В среде ученых высокой квалификации эти исследования талантливого самоучки из уездного захолустья произвели сенсацию. Несмотря на то, что последняя из работ не представляла уже новизны, ибо кинетическая теория газов давно была разработана другими учеными (Клаузиус и др.), личность Циолковского сильно заинтересовала столичных ученых. На общем собрании общества была выставлена его кандидатура, и он был принят в число членов наиболее передового русского ученого общества. Тогда же великий физиолог И. М. Сеченов (1829—1905) дал вполне положительный отзыв о работе Циолковского «Механика животного организма». Таким образом, общение Циолковского с ученым миром началось при весьма благоприятных предзнаменованиях.

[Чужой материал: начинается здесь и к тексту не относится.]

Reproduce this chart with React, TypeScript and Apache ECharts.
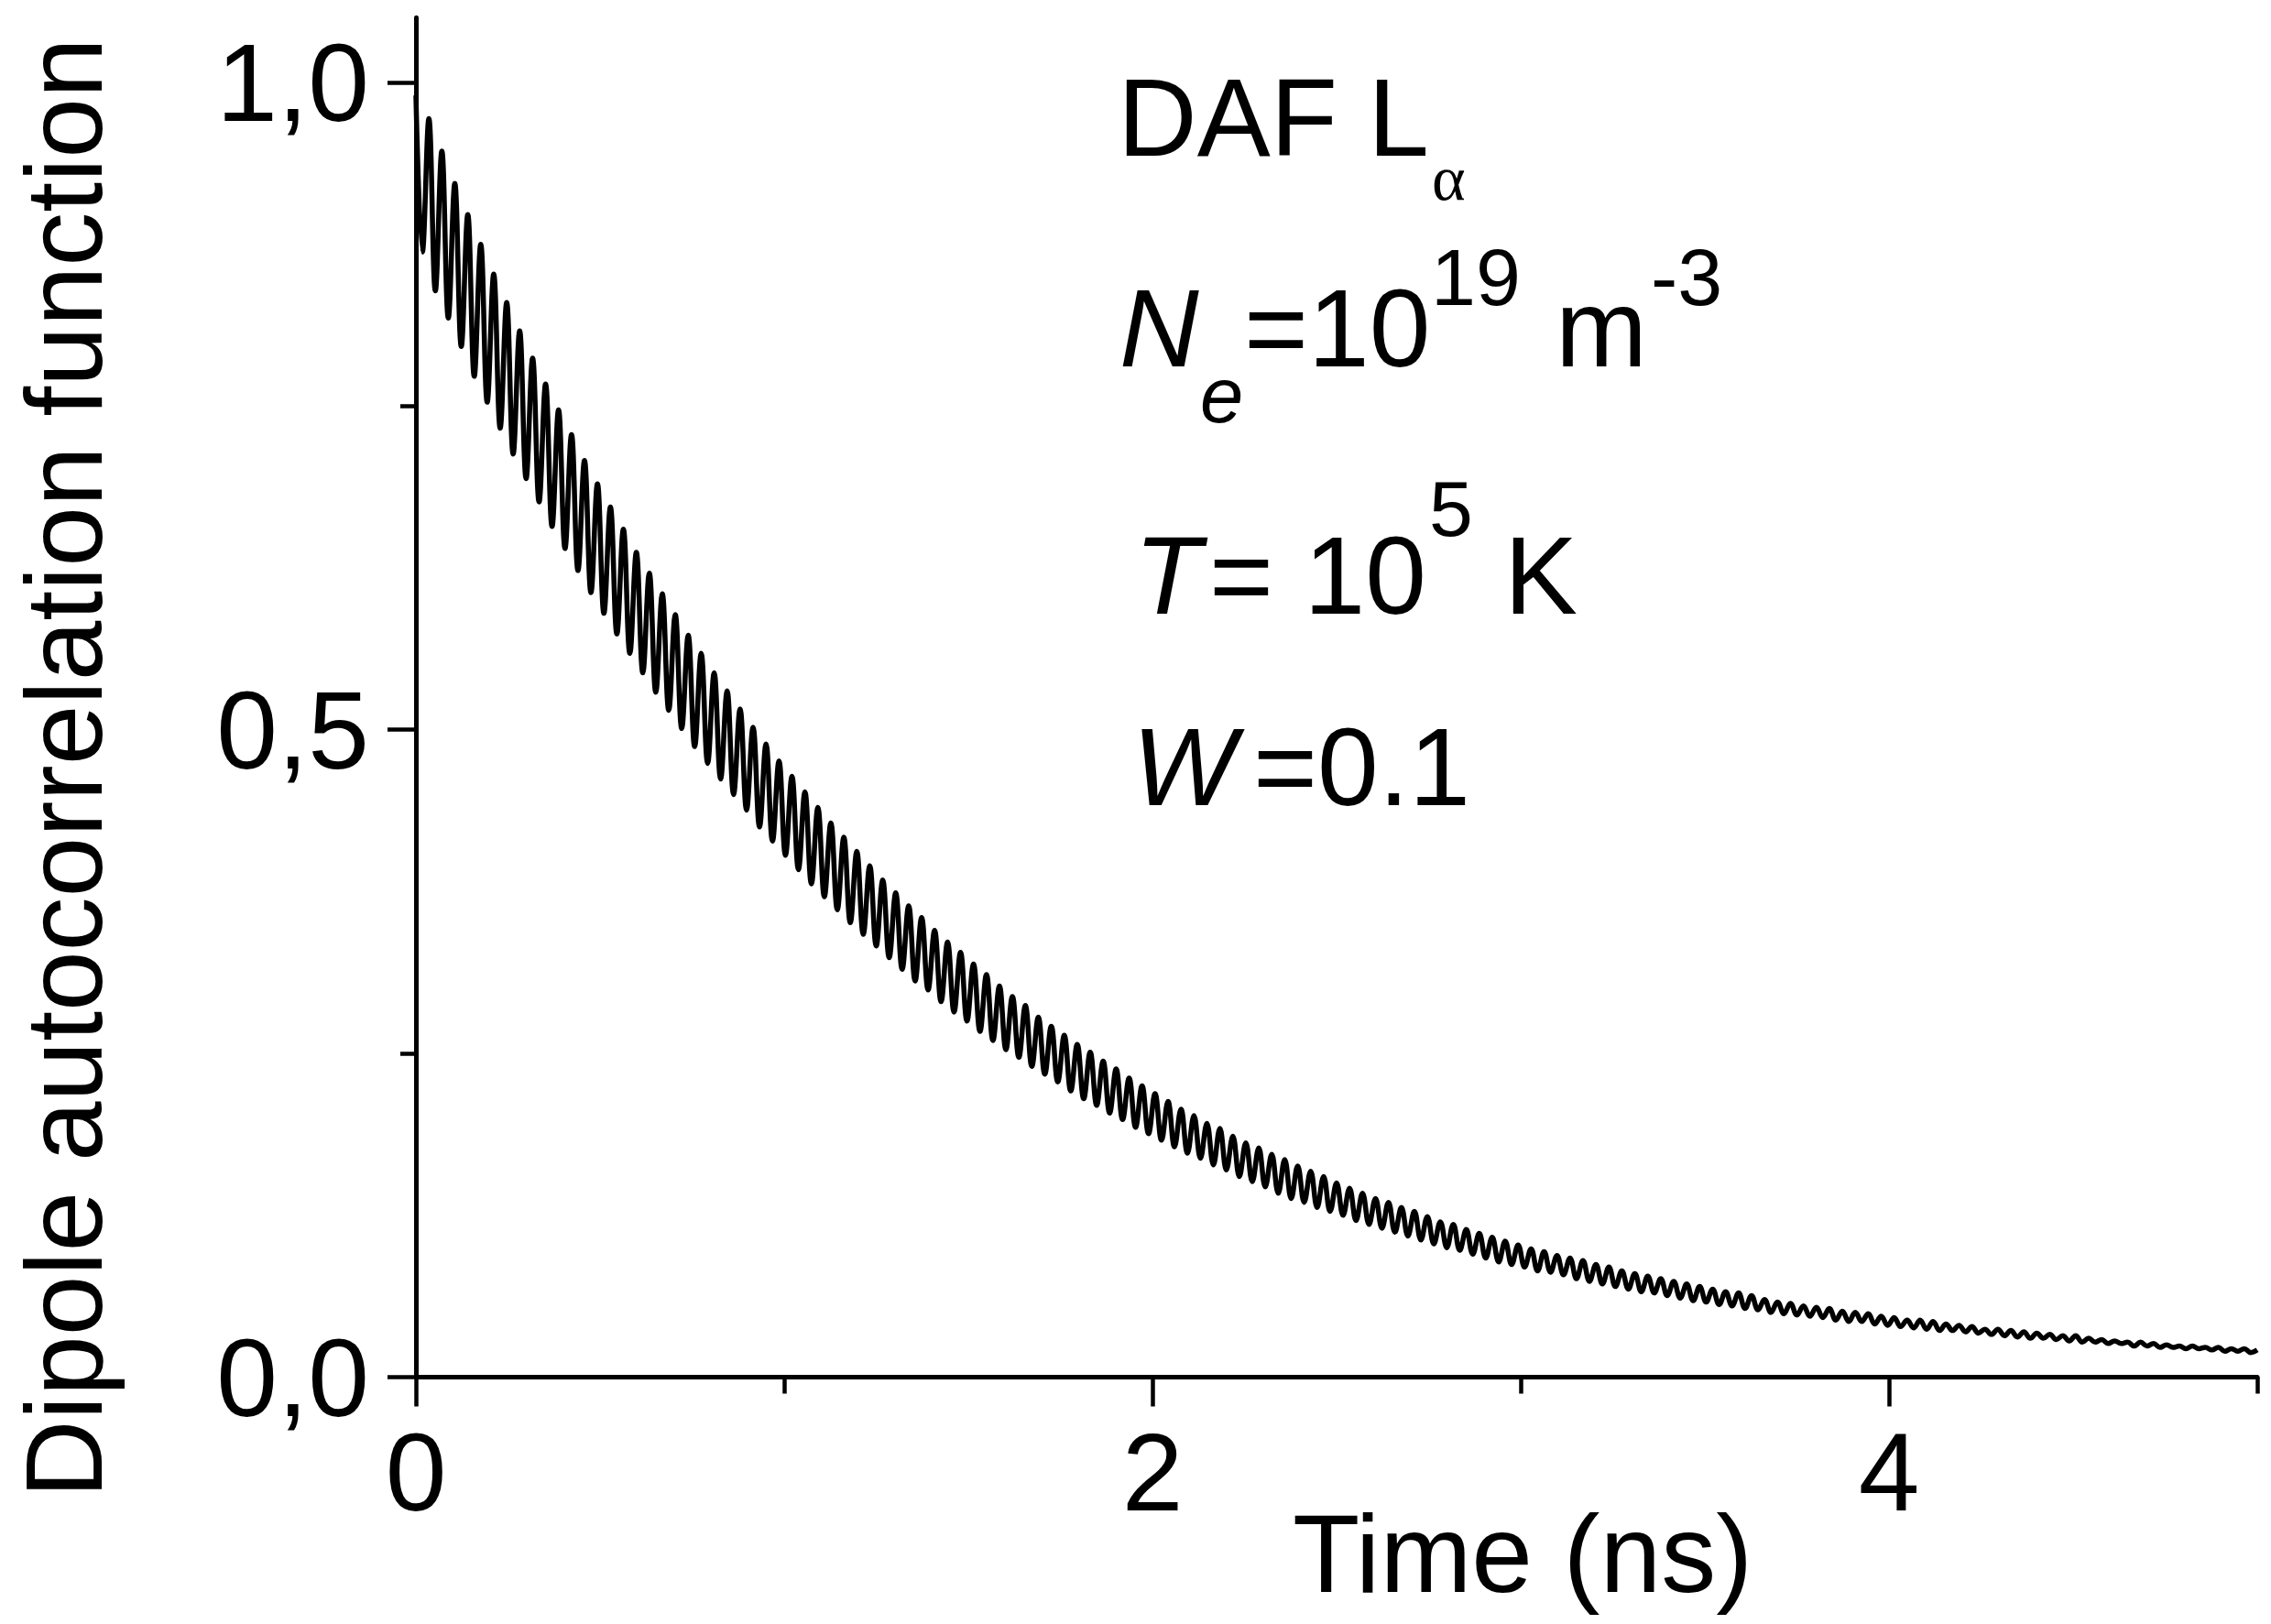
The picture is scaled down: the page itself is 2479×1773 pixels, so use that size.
import React, { useEffect, useRef } from 'react';
import * as echarts from 'echarts';

// Axis ranges and tick positions
const X_MIN = 0;
const X_MAX = 5;
const Y_MIN = 0;
const Y_MAX = 1.05;
const X_MAJOR_TICKS = [0, 2, 4];
const X_MINOR_TICKS = [1, 3, 5];
const Y_MAJOR_TICKS = [0, 0.5, 1.0];
const Y_MINOR_TICKS = [0.25, 0.75];

// Oscillation period of the curve (142 periods over 5 ns)
const OSC_PERIOD_NS = 5 / 142;

// Successive maxima of the curve (one per period, starting at t = 0)
const PEAK_VALUES = [
  0.990, 0.972, 0.947, 0.922, 0.898, 0.875, 0.852, 0.830, 0.808, 0.787,
  0.767, 0.747, 0.728, 0.708, 0.690, 0.672, 0.655, 0.637, 0.621, 0.605,
  0.589, 0.573, 0.559, 0.544, 0.530, 0.516, 0.502, 0.489, 0.476, 0.464,
  0.452, 0.440, 0.428, 0.417, 0.406, 0.395, 0.384, 0.374, 0.364, 0.355,
  0.345, 0.336, 0.328, 0.319, 0.311, 0.302, 0.294, 0.287, 0.278, 0.271,
  0.264, 0.257, 0.251, 0.244, 0.238, 0.231, 0.225, 0.219, 0.213, 0.207,
  0.202, 0.196, 0.192, 0.186, 0.181, 0.177, 0.172, 0.168, 0.163, 0.159,
  0.155, 0.150, 0.146, 0.142, 0.138, 0.135, 0.131, 0.128, 0.124, 0.120,
  0.118, 0.114, 0.111, 0.108, 0.105, 0.102, 0.099, 0.097, 0.094, 0.092,
  0.090, 0.087, 0.085, 0.082, 0.080, 0.078, 0.076, 0.074, 0.072, 0.070,
  0.068, 0.066, 0.065, 0.063, 0.060, 0.058, 0.057, 0.055, 0.054, 0.053,
  0.051, 0.050, 0.049, 0.047, 0.046, 0.044, 0.044, 0.043, 0.041, 0.040,
  0.039, 0.037, 0.037, 0.036, 0.035, 0.034, 0.033, 0.032, 0.032, 0.030,
  0.029, 0.028, 0.027, 0.027, 0.026, 0.025, 0.024, 0.024, 0.023, 0.023,
  0.022, 0.022, 0.021,
];

// Successive minima of the curve (half a period after each maximum)
const TROUGH_VALUES = [
  0.869, 0.839, 0.818, 0.796, 0.773, 0.753, 0.733, 0.713, 0.694, 0.676,
  0.657, 0.640, 0.623, 0.606, 0.590, 0.574, 0.559, 0.544, 0.529, 0.515,
  0.501, 0.487, 0.474, 0.462, 0.450, 0.438, 0.425, 0.414, 0.403, 0.392,
  0.381, 0.371, 0.361, 0.351, 0.342, 0.333, 0.324, 0.315, 0.306, 0.299,
  0.290, 0.282, 0.275, 0.267, 0.260, 0.253, 0.247, 0.240, 0.234, 0.228,
  0.221, 0.215, 0.210, 0.204, 0.199, 0.193, 0.188, 0.183, 0.178, 0.173,
  0.169, 0.164, 0.160, 0.155, 0.151, 0.147, 0.142, 0.138, 0.135, 0.131,
  0.128, 0.125, 0.121, 0.118, 0.115, 0.112, 0.109, 0.106, 0.103, 0.100,
  0.098, 0.095, 0.092, 0.089, 0.087, 0.085, 0.082, 0.081, 0.079, 0.076,
  0.074, 0.072, 0.070, 0.068, 0.066, 0.065, 0.063, 0.061, 0.059, 0.058,
  0.056, 0.055, 0.053, 0.052, 0.050, 0.049, 0.048, 0.047, 0.046, 0.044,
  0.043, 0.043, 0.041, 0.040, 0.039, 0.038, 0.037, 0.036, 0.036, 0.035,
  0.034, 0.033, 0.032, 0.031, 0.030, 0.030, 0.029, 0.028, 0.027, 0.027,
  0.026, 0.026, 0.024, 0.024, 0.023, 0.023, 0.022, 0.022, 0.021, 0.020,
  0.020, 0.019,
];

const X_TITLE = 'Time (ns)';
const Y_TITLE = 'Dipole autocorrelation function';

const FONT = 'Liberation Sans';
const SERIF = 'Liberation Serif';

function buildPoints(): number[][] {
  const pts: number[][] = [];
  for (let j = 0; j < PEAK_VALUES.length; j++) {
    pts.push([j * OSC_PERIOD_NS, PEAK_VALUES[j]]);
    if (j < TROUGH_VALUES.length) {
      pts.push([(j + 0.5) * OSC_PERIOD_NS, TROUGH_VALUES[j]]);
    }
  }
  return pts;
}

function txt(
  text: string,
  x: number,
  baseline: number,
  size: number,
  opts: { italic?: boolean; family?: string; ratio?: number } = {}
) {
  const ratio = opts.ratio ?? 0.3465;
  return {
    type: 'text',
    x,
    y: baseline - ratio * size,
    silent: true,
    style: {
      text,
      fill: '#000',
      fontSize: size,
      fontFamily: opts.family ?? FONT,
      fontStyle: opts.italic ? 'italic' : 'normal',
      align: 'left',
      verticalAlign: 'middle',
      textAlign: 'left',
      textVerticalAlign: 'middle',
    },
  };
}

export default function App() {
  const ref = useRef<HTMLDivElement>(null);

  useEffect(() => {
    if (!ref.current) return;
    const chart = echarts.init(ref.current, undefined, { renderer: 'svg' });

    const axisLineStyle = { color: '#000', width: 5, cap: 'round' };
    const tickStyle = { color: '#000', width: 4.5 };

    const option: any = {
      animation: false,
      backgroundColor: '#fff',
      grid: {
        left: 454,
        right: 15,
        top: 19.3,
        bottom: 269.5,
        containLabel: false,
        outerBoundsMode: 'none',
      },
      xAxis: [
        {
          type: 'value',
          min: X_MIN,
          max: X_MAX,
          position: 'bottom',
          name: X_TITLE,
          nameLocation: 'middle',
          nameGap: 132,
          nameMoveOverlap: false,
          nameTextStyle: {
            fontFamily: FONT,
            fontSize: 120,
            color: '#000',
            padding: [0, 0, 0, 406],
          },
          axisLine: { show: true, onZero: false, lineStyle: axisLineStyle },
          axisTick: {
            show: true,
            inside: false,
            length: 32,
            customValues: X_MAJOR_TICKS,
            lineStyle: tickStyle,
          },
          axisLabel: {
            show: true,
            customValues: X_MAJOR_TICKS,
            margin: 43.5,
            fontFamily: FONT,
            fontSize: 120,
            color: '#000',
            formatter: (v: number) => String(v),
          },
          splitLine: { show: false },
        },
        {
          type: 'value',
          min: X_MIN,
          max: X_MAX,
          position: 'bottom',
          axisLine: { show: false, onZero: false },
          axisTick: {
            show: true,
            inside: false,
            length: 18,
            customValues: X_MINOR_TICKS,
            lineStyle: tickStyle,
          },
          axisLabel: { show: false },
          splitLine: { show: false },
        },
      ],
      yAxis: [
        {
          type: 'value',
          min: Y_MIN,
          max: Y_MAX,
          position: 'left',
          name: Y_TITLE,
          nameLocation: 'middle',
          nameGap: 325,
          nameMoveOverlap: false,
          nameTextStyle: {
            fontFamily: FONT,
            fontSize: 118,
            color: '#000',
            padding: [0, 154, 0, 0],
          },
          axisLine: { show: true, onZero: false, lineStyle: axisLineStyle },
          axisTick: {
            show: true,
            inside: false,
            length: 31,
            customValues: Y_MAJOR_TICKS,
            lineStyle: tickStyle,
          },
          axisLabel: {
            show: true,
            customValues: Y_MAJOR_TICKS,
            margin: 51,
            padding: [0, 0, 12, 0],
            fontFamily: FONT,
            fontSize: 120,
            color: '#000',
            formatter: (v: number) => v.toFixed(1).replace('.', ','),
          },
          splitLine: { show: false },
        },
        {
          type: 'value',
          min: Y_MIN,
          max: Y_MAX,
          position: 'left',
          axisLine: { show: false, onZero: false },
          axisTick: {
            show: true,
            inside: false,
            length: 17,
            customValues: Y_MINOR_TICKS,
            lineStyle: tickStyle,
          },
          axisLabel: { show: false },
          splitLine: { show: false },
        },
      ],
      series: [
        {
          type: 'line',
          xAxisIndex: 0,
          yAxisIndex: 0,
          data: buildPoints(),
          showSymbol: false,
          symbol: 'none',
          smooth: 0.4,
          lineStyle: { color: '#000', width: 5.5 },
          z: 3,
        },
      ],
      graphic: [
        txt('DAF L', 1220, 170, 120),
        txt('α', 1563, 218, 70, { family: SERIF, ratio: 0.3375 }),
        txt('N', 1222, 400, 120, { italic: true }),
        txt('e', 1310, 461, 85, { italic: true }),
        txt('=10', 1358, 400, 120),
        txt('19', 1562, 333, 88),
        txt('m', 1698, 400, 120),
        txt('-3', 1802, 333, 88),
        txt('T', 1238, 670, 120, { italic: true }),
        txt('= 10', 1320, 670, 120),
        txt('5', 1560, 585, 86),
        txt('K', 1642, 670, 120),
        txt('W', 1236, 879, 120, { italic: true }),
        txt('=0.1', 1368, 879, 120),
      ],
    };

    chart.setOption(option);
    return () => chart.dispose();
  }, []);

  return (
    <div
      ref={ref}
      style={{
        position: 'fixed',
        left: 0,
        top: 0,
        width: '2479px',
        height: '1773px',
        background: '#fff',
      }}
    />
  );
}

Однако по своей житейской неопытности Циолковский не воспользовался почетным для него избранием. Этот промах, разумеется, послужил не на пользу его развитию как ученого. Но отсюда было бы неверно делать вывод о том, что Циолковский добровольно обрек себя на роль одиночки. Творчество Циолковского неразрывно связано с научными трудами и достижениями наиболее передовых русских ученых.

Безусловно права старшая дочь. Циолковского, Любовь Константиновна, которая пишет в своей работе «Циолковский и общественность до и после революции»:

«Неверно утверждение профессора Н. Моисеева[19] по поводу Циолковского («Избранные труды К. Циолковского», изд. ОНТИ, 1934 г., стр. 19), что он «одиночка принципиальный», «индивидуалист» и т. п.

Если он был одиночкой, то только среди кастовых ученых. Живой, мыслящей, прогрессивной общественности он не только не чуждался, но его тянуло к ней, и он не разочаровывался в своих надеждах на ее сочувствие».

Признание трудов Константина Эдуардовича крупнейшими отечественными учеными давало ему чувство удовлетворения, вливало бодрость и желание итти дальше, вперед по намечавшемуся пути. Научные идеи, над которыми работал Циолковский, требовали пока лишь кабинетной проработки, сопровождавшейся несложными опытами. Жгучий вопрос о том, где, как, на какие средства проводить более сложные и ответственные опыты, еще только начал возникать перед молодым ученым.

С новой энергией принялся Циолковский за очередную работу, темой для которой на этот раз был металлический управляемый аэростат.